Tuesday, December 28, 2010

The Coming North/South Sudan Split

I had the pleasure of doing some work Conflict Dynamics (a UN-partner NGO) on the question of Sudanese independence. My boss at the time (Gerard Hughes) was contracted to do some work on alternative models for the South Sudanese independence vote coming in 2011.

(Background: the vote was part of a peace deal ending a 30-year civil war between the predominantly black traditionalist/spiritualist south and predominantly Arab Muslim north.)

In short, there are a number of models out there that exist in a continuous spectrum between "unity state" and "two separate unity states." There are a number of "federal" style unions, including the US, Germany, Russia, UAE, Bosnia, etc, that have varying levels of legal autonomy at the state level, and (at least) unified defense and representation at the central level. The EU represents a union of a number of states, but with free transit/trade across borders, and some collectivization of resources, defense, etc. Other options exist, too. In fact, Sudan already had a semi-federal state where the South was given some legal autonomy.

Ultimately, I left Conflict Dynamics before we finished the work, but the report that came out aimed to help the UN, AU, and North/South Sudanese governments create options besides total unity and total independence. If implemented, the risk was (of course) confusion as to the details of an arrangement, which could make the referendum a disaster.

In the end, the report (and those of us that worked on it) were unable to garner political support for a more complex, nuanced relationship between North and South Sudan, and the referendum is coming, with two options: Unity and Independence (see photo).

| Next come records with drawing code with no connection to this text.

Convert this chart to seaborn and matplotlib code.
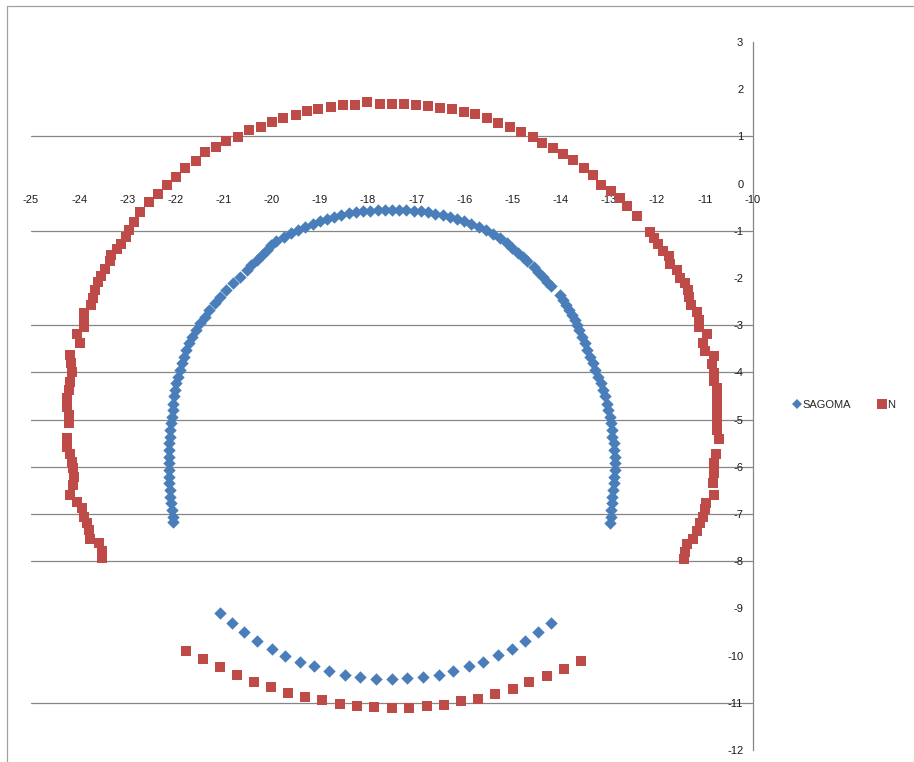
import matplotlib
matplotlib.use("Agg")
import matplotlib.pyplot as plt
from matplotlib.lines import Line2D
import pandas as pd
import seaborn as sns

# SAGOMA, upper arch (left leg bottom->top, crown, right leg top->bottom)
sagoma_left = [(-22.04, -7.18), (-22.06, -7.06), (-22.08, -6.92), (-22.09, -6.77), (-22.11, -6.63),
               (-22.12, -6.49), (-22.13, -6.35), (-22.13, -6.21), (-22.14, -6.07), (-22.14, -5.93),
               (-22.14, -5.79), (-22.13, -5.64), (-22.13, -5.50), (-22.12, -5.36), (-22.11, -5.22),
               (-22.09, -5.08), (-22.08, -4.94), (-22.06, -4.80), (-22.05, -4.66), (-22.03, -4.51),
               (-22.01, -4.37), (-21.98, -4.23), (-21.95, -4.09), (-21.91, -3.95), (-21.87, -3.81),
               (-21.83, -3.67), (-21.78, -3.53), (-21.71, -3.38), (-21.65, -3.24), (-21.58, -3.10),
               (-21.49, -2.96), (-21.39, -2.82), (-21.30, -2.68), (-21.18, -2.54), (-21.07, -2.40),
               (-20.95, -2.25), (-20.81, -2.11), (-20.66, -1.97), (-20.52, -1.83), (-20.42, -1.72),
               (-20.31, -1.62), (-20.21, -1.51), (-20.10, -1.41), (-20.02, -1.30)]
sagoma_crown = [(-19.90, -1.22), (-19.75, -1.13), (-19.60, -1.05), (-19.45, -0.98), (-19.30, -0.91),
                (-19.15, -0.85), (-19.00, -0.79), (-18.85, -0.74), (-18.70, -0.70), (-18.55, -0.66),
                (-18.40, -0.63), (-18.25, -0.61), (-18.10, -0.59), (-17.95, -0.57), (-17.80, -0.56),
                (-17.65, -0.55), (-17.50, -0.55), (-17.35, -0.55), (-17.20, -0.56), (-17.05, -0.57),
                (-16.90, -0.59), (-16.75, -0.61), (-16.60, -0.64), (-16.45, -0.67), (-16.30, -0.71),
                (-16.15, -0.75), (-16.00, -0.80), (-15.85, -0.86), (-15.70, -0.92), (-15.55, -0.99),
                (-15.40, -1.07), (-15.25, -1.16), (-15.12, -1.26)]
sagoma_right = [(-15.01, -1.37), (-14.88, -1.48), (-14.77, -1.56), (-14.69, -1.65), (-14.56, -1.76),
                (-14.46, -1.87), (-14.36, -1.97), (-14.27, -2.08), (-14.19, -2.17), (-14.02, -2.36),
                (-13.95, -2.47), (-13.88, -2.57), (-13.82, -2.68), (-13.76, -2.78), (-13.70, -2.89),
                (-13.65, -3.00), (-13.61, -3.10), (-13.56, -3.24), (-13.50, -3.38), (-13.44, -3.53),
                (-13.39, -3.67), (-13.33, -3.81), (-13.28, -3.95), (-13.21, -4.09), (-13.16, -4.23),
                (-13.12, -4.37), (-13.07, -4.51), (-13.04, -4.66), (-13.01, -4.80), (-12.98, -4.94),
                (-12.95, -5.08), (-12.93, -5.22), (-12.92, -5.36), (-12.89, -5.50), (-12.88, -5.64),
                (-12.87, -5.79), (-12.87, -5.93), (-12.87, -6.07), (-12.89, -6.21), (-12.89, -6.35),
                (-12.91, -6.49), (-12.92, -6.63), (-12.93, -6.77), (-12.94, -6.92), (-12.96, -7.06),
                (-12.98, -7.20)]
# SAGOMA, invert
sagoma_lower = [(-21.07, -9.09), (-20.82, -9.30), (-20.57, -9.49), (-20.30, -9.69), (-20.00, -9.85),
                (-19.73, -10.00), (-19.42, -10.13), (-19.12, -10.23), (-18.80, -10.33), (-18.48, -10.42),
                (-18.17, -10.46), (-17.83, -10.49), (-17.51, -10.50), (-17.18, -10.48), (-16.86, -10.46),
                (-16.53, -10.41), (-16.23, -10.33), (-15.91, -10.23), (-15.60, -10.13), (-15.30, -9.99),
                (-15.01, -9.85), (-14.73, -9.69), (-14.46, -9.49), (-14.20, -9.30)]

# N, outer arch
n_left = [(-23.53, -7.94), (-23.53, -7.78), (-23.59, -7.62), (-23.77, -7.54), (-23.80, -7.34),
          (-23.84, -7.20), (-23.90, -7.06), (-23.95, -6.88), (-24.04, -6.74), (-24.18, -6.60),
          (-24.12, -6.39), (-24.11, -6.21), (-24.12, -6.03), (-24.15, -5.89), (-24.20, -5.72),
          (-24.25, -5.57), (-24.26, -5.40), (-24.22, -5.08), (-24.22, -4.90), (-24.25, -4.73),
          (-24.25, -4.55), (-24.22, -4.37), (-24.18, -4.20), (-24.15, -3.99), (-24.16, -3.81),
          (-24.19, -3.63), (-23.98, -3.37), (-24.04, -3.19), (-23.90, -3.03), (-23.90, -2.89),
          (-23.89, -2.75), (-23.75, -2.57), (-23.72, -2.43), (-23.66, -2.26), (-23.61, -2.08),
          (-23.55, -1.96), (-23.47, -1.80), (-23.36, -1.65), (-23.33, -1.51), (-23.22, -1.39),
          (-23.12, -1.27), (-23.03, -1.13), (-22.96, -0.98), (-22.85, -0.81)]
n_crown = [(-22.74, -0.60), (-22.54, -0.40), (-22.36, -0.21), (-22.18, -0.02), (-21.99, 0.13),
           (-21.80, 0.32), (-21.58, 0.48), (-21.39, 0.66), (-21.16, 0.77), (-20.94, 0.91),
           (-20.69, 0.99), (-20.48, 1.14), (-20.23, 1.20), (-20.00, 1.31), (-19.76, 1.38),
           (-19.50, 1.45), (-19.26, 1.54), (-19.03, 1.57), (-18.77, 1.63), (-18.51, 1.66),
           (-18.26, 1.67), (-18.01, 1.72), (-17.75, 1.69), (-17.50, 1.69), (-17.26, 1.69),
           (-17.01, 1.67), (-16.75, 1.64), (-16.50, 1.60), (-16.25, 1.57), (-16.00, 1.52),
           (-15.77, 1.47), (-15.53, 1.38), (-15.29, 1.29), (-15.05, 1.19), (-14.83, 1.09),
           (-14.58, 0.99), (-14.38, 0.85), (-14.15, 0.75), (-13.94, 0.62), (-13.73, 0.50),
           (-13.52, 0.32), (-13.33, 0.18), (-13.15, -0.02), (-12.96, -0.15), (-12.76, -0.30),
           (-12.61, -0.48)]
n_right = [(-12.40, -0.69), (-12.15, -1.02), (-12.06, -1.16), (-11.97, -1.28), (-11.88, -1.42),
           (-11.74, -1.53), (-11.72, -1.70), (-11.57, -1.83), (-11.52, -1.99), (-11.41, -2.11),
           (-11.36, -2.26), (-11.34, -2.41), (-11.29, -2.57), (-11.17, -2.71), (-11.13, -2.89),
           (-11.13, -3.03), (-10.96, -3.19), (-11.04, -3.37), (-10.99, -3.54), (-10.82, -3.65),
           (-10.85, -3.82), (-10.82, -4.01), (-10.80, -4.18), (-10.75, -4.34), (-10.75, -4.52),
           (-10.75, -4.71), (-10.74, -4.88), (-10.74, -5.08), (-10.75, -5.22), (-10.70, -5.42),
           (-10.77, -5.72), (-10.81, -5.93), (-10.82, -6.14), (-10.84, -6.35), (-10.80, -6.60),
           (-10.98, -6.76), (-11.00, -6.90), (-11.04, -7.06), (-11.11, -7.20), (-11.16, -7.35),
           (-11.25, -7.52), (-11.38, -7.64), (-11.41, -7.80), (-11.43, -7.96)]
# N, invert
n_lower = [(-21.77, -9.90), (-21.42, -10.08), (-21.07, -10.25), (-20.73, -10.42), (-20.37, -10.55),
           (-20.01, -10.67), (-19.67, -10.79), (-19.30, -10.87), (-18.95, -10.94), (-18.59, -11.03),
           (-18.23, -11.07), (-17.87, -11.08), (-17.51, -11.11), (-17.15, -11.10), (-16.78, -11.07),
           (-16.42, -11.04), (-16.07, -10.97), (-15.71, -10.91), (-15.35, -10.81), (-14.99, -10.70),
           (-14.65, -10.56), (-14.29, -10.43), (-13.93, -10.28), (-13.58, -10.12)]

series_names = ["SAGOMA", "N"]
colors = {"SAGOMA": "#4A7EBB", "N": "#BE4B48"}
markers = {"SAGOMA": "D", "N": "s"}
x_ticks = list(range(-25, -9))
y_ticks = list(range(-12, 4))
grid_levels = [1, -1, -3, -4, -5, -6, -7, -8, -11]

rows = []
for name, parts in [("SAGOMA", [sagoma_left, sagoma_crown, sagoma_right, sagoma_lower]),
                    ("N", [n_left, n_crown, n_right, n_lower])]:
    for part in parts:
        for x, y in part:
            rows.append({"x": x, "y": y, "serie": name})
df = pd.DataFrame(rows)

sns.set_style("white")
plt.rcParams["font.family"] = ["Liberation Sans", "DejaVu Sans"]

fig = plt.figure(figsize=(9.14, 7.62), dpi=100)
ax = fig.add_axes([31 / 914, 12 / 762, 722 / 914, 708 / 762])
ax.set_facecolor("none")

for lvl in grid_levels:
    ax.axhline(lvl, color="#868686", lw=0.9, zorder=0)

sizes = {"SAGOMA": 40, "N": 62}
for name in series_names:
    sns.scatterplot(data=df[df.serie == name], x="x", y="y", ax=ax,
                    marker=markers[name], color=colors[name], s=sizes[name],
                    linewidth=0, label=name, legend=False, zorder=3)

ax.set_xlim(-25, -10)
ax.set_ylim(-12, 3)
ax.set_xlabel("")
ax.set_ylabel("")

for side in ["top", "right"]:
    ax.spines[side].set_visible(False)
ax.spines["left"].set_position(("data", -10))
ax.spines["left"].set_color("#868686")
ax.spines["left"].set_linewidth(0.9)
ax.spines["bottom"].set_position(("data", 0))
ax.spines["bottom"].set_color("none")

ax.set_xticks(x_ticks)
ax.set_xticklabels([str(v) for v in x_ticks])
ax.set_yticks(y_ticks)
ax.set_yticklabels([str(v) for v in y_ticks])
ax.tick_params(axis="x", direction="out", length=3, width=0.8, color="#868686",
               pad=5, labelsize=8, labelcolor="#1a1a1a")
ax.tick_params(axis="y", length=0, pad=7, labelsize=8, labelcolor="#1a1a1a")

handles = [Line2D([], [], marker=markers[n], color=colors[n], linestyle="none",
                  markersize=5.5 if n == "SAGOMA" else 7, markeredgewidth=0)
           for n in series_names]
fig.legend(handles, series_names, loc="center left", ncol=2, frameon=False,
           bbox_to_anchor=(783 / 914, 1 - 405 / 762), fontsize=8,
           handlelength=0.8, handletextpad=0.05, columnspacing=2.4)

fig.add_artist(Line2D([7 / 914, 7 / 914], [0, 1 - 6 / 762], color="#a0a0a0", lw=0.9))
fig.add_artist(Line2D([7 / 914, 1], [1 - 6 / 762, 1 - 6 / 762], color="#a0a0a0", lw=0.9))

fig.savefig("out.png", dpi=100)
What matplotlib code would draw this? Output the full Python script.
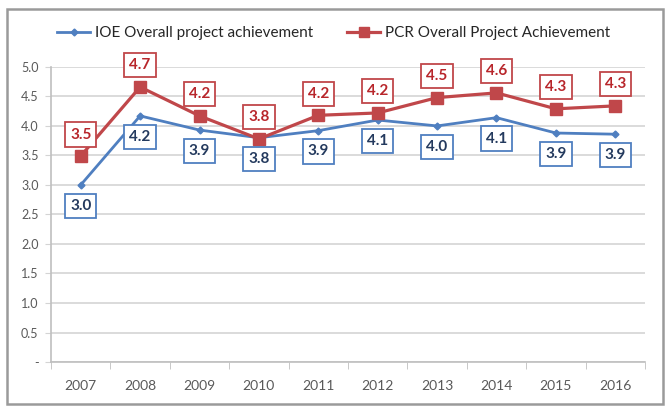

And last I checked, the measure had over 90% support amongst Southern Sudanese, who see it as an obviously better alternative than growing closer to Khartoum. Let's assume the referendum will pass.

The result is likely to be disastrous. Southern Sudan has most of Sudan's oil. Currently, a wealth-sharing mechanism is in place, but there's no plan in place for wealth-sharing after independence. Khartoum will lose a great deal of money... and Southern Sudan will be land-locked, and will likely have to pipe its oil through Northern Sudan, anyway. Piping costs will be a massive point of contention.

Three regions between Northern and Southern Sudan are in conflict (as to which side they belong). Only one is going to have a referendum on its choice for sides in 2011--the other two have no solid plans as of yet.

Northern Sudan is currently accusing Southern Sudan of supporting Darfuri rebels, and threatening war.

And, generally, there remain many displaced people (from the war) on either side of the border, and where they fall out in the census is questionable.

But ultimately, oil is going to be the big sticking point, and there's likely not a great solution for it that can be built after the referendum. I could be wrong, but the two sides are sufficiently uninterested in productive discussion, and the groups leading the mediation are sufficiently ineffective, that war may be coming. Again. Even if the disputed territories (disputed largely due to being chock-full of oil) are resolved "democratically," neither side is interested in accepting defeat and establishing a status quo out of their favor.

And, in the end, the great powers have very little interest in doing more than making enough noise to look like they're not ignoring the situation. Strategically, war would lead to a number of interesting alliances. Darfur and Southern Sudan would almost certainly combine their efforts (if the JEM is interested in independence, as well), and may even see more support from Chad and Eritria if victory looks possible. Al-Bashir, though, will shore up military support he needs before engaging in war, and may well gain support from Egypt and China, both of whom have a strong strategic interest in political stability and central power in oil-rich Sudan.

It'll be a situation worth keeping an eye on, and one that might begin chewing through one of the few tentative areas of peace in east Africa.